The decision reversal has been welcomed as a positive step in improving diversity and inclusion in aquatics. Olympic swimmer, Alice Dearling, wrote a great piece about how this decision has affected her as a black, female professional swimmer, “who loves both having her hair braided and wearing it in its natural, afro form”. She noted that black women should protect the right to wear the hair they are born with and be given more support to do so.
This brings to mind several strands of employment law.
Black hair discrimination
As Alice says – “for black women, our hair is a large part of our identity and how we express ourselves”. We wrote about this last year in relation to hair discrimination in the workplace. This is a subtle form of discrimination which involves ostracising hairstyles and textures more commonly found in marginalised groups e.g. by deeming them “unprofessional” for work.
Although employers may impose their own dress codes (which could include acceptable hairstyles), if the standards are more difficult to comply with for people belonging to specific ethnic groups, then there are risks that an employee could bring an action for indirect discrimination – i.e. where a requirement that is applied universally to the workforce, disproportionately impacts a certain protected group.
We anticipated this is an issue that will continue to gain wider awareness, so we included some tips for what employers can do to address this in our previous article which you can see here.
Uniforms and performance
Alice also points out the wider impacts of having an appropriate swim cap for her hair – how it reduces the potential for stressful moments in the changing rooms and will in turn give her confidence. Clearly, this is another example where adopting a “one size fits all” approach to uniforms may have a broader impact on individual performance.

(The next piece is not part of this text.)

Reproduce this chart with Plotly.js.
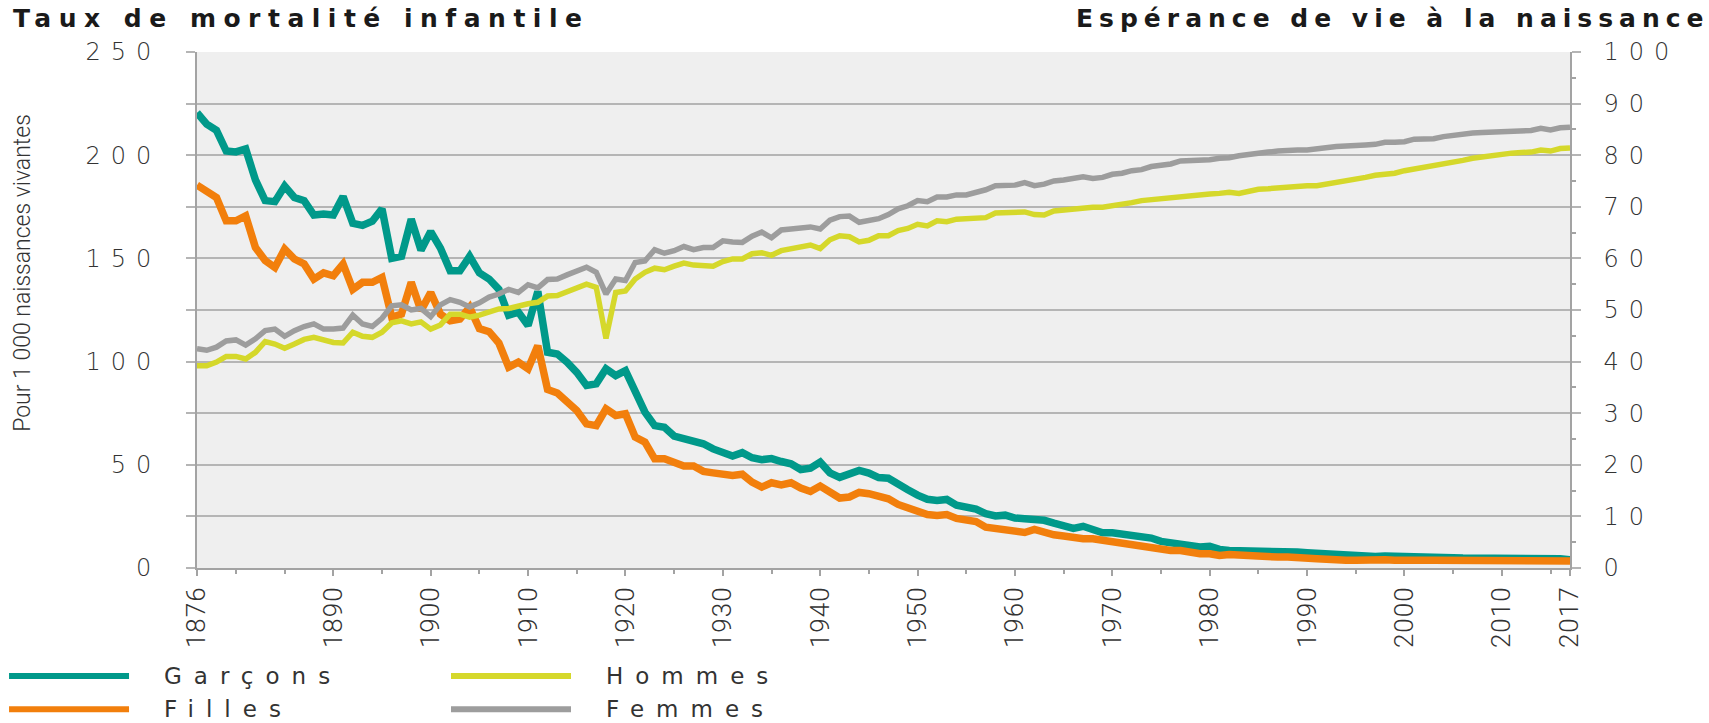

Relatively simple uniform changes can make a big difference in creating an environment which allows all employees to thrive.
Diversity, equality and inclusion
Finally, the announcement from Fina has been celebrated as a big step in the right direction to make swimming a more inclusive sport and remove some of the barriers for certain communities at every level.
This is a wider lesson that employers can take from this story. Allowing employees to be their authentic selves and making efforts to try and create an inclusive environment can lead to significant benefits both in attracting and retaining talent and (as mentioned above) in improving individual performance.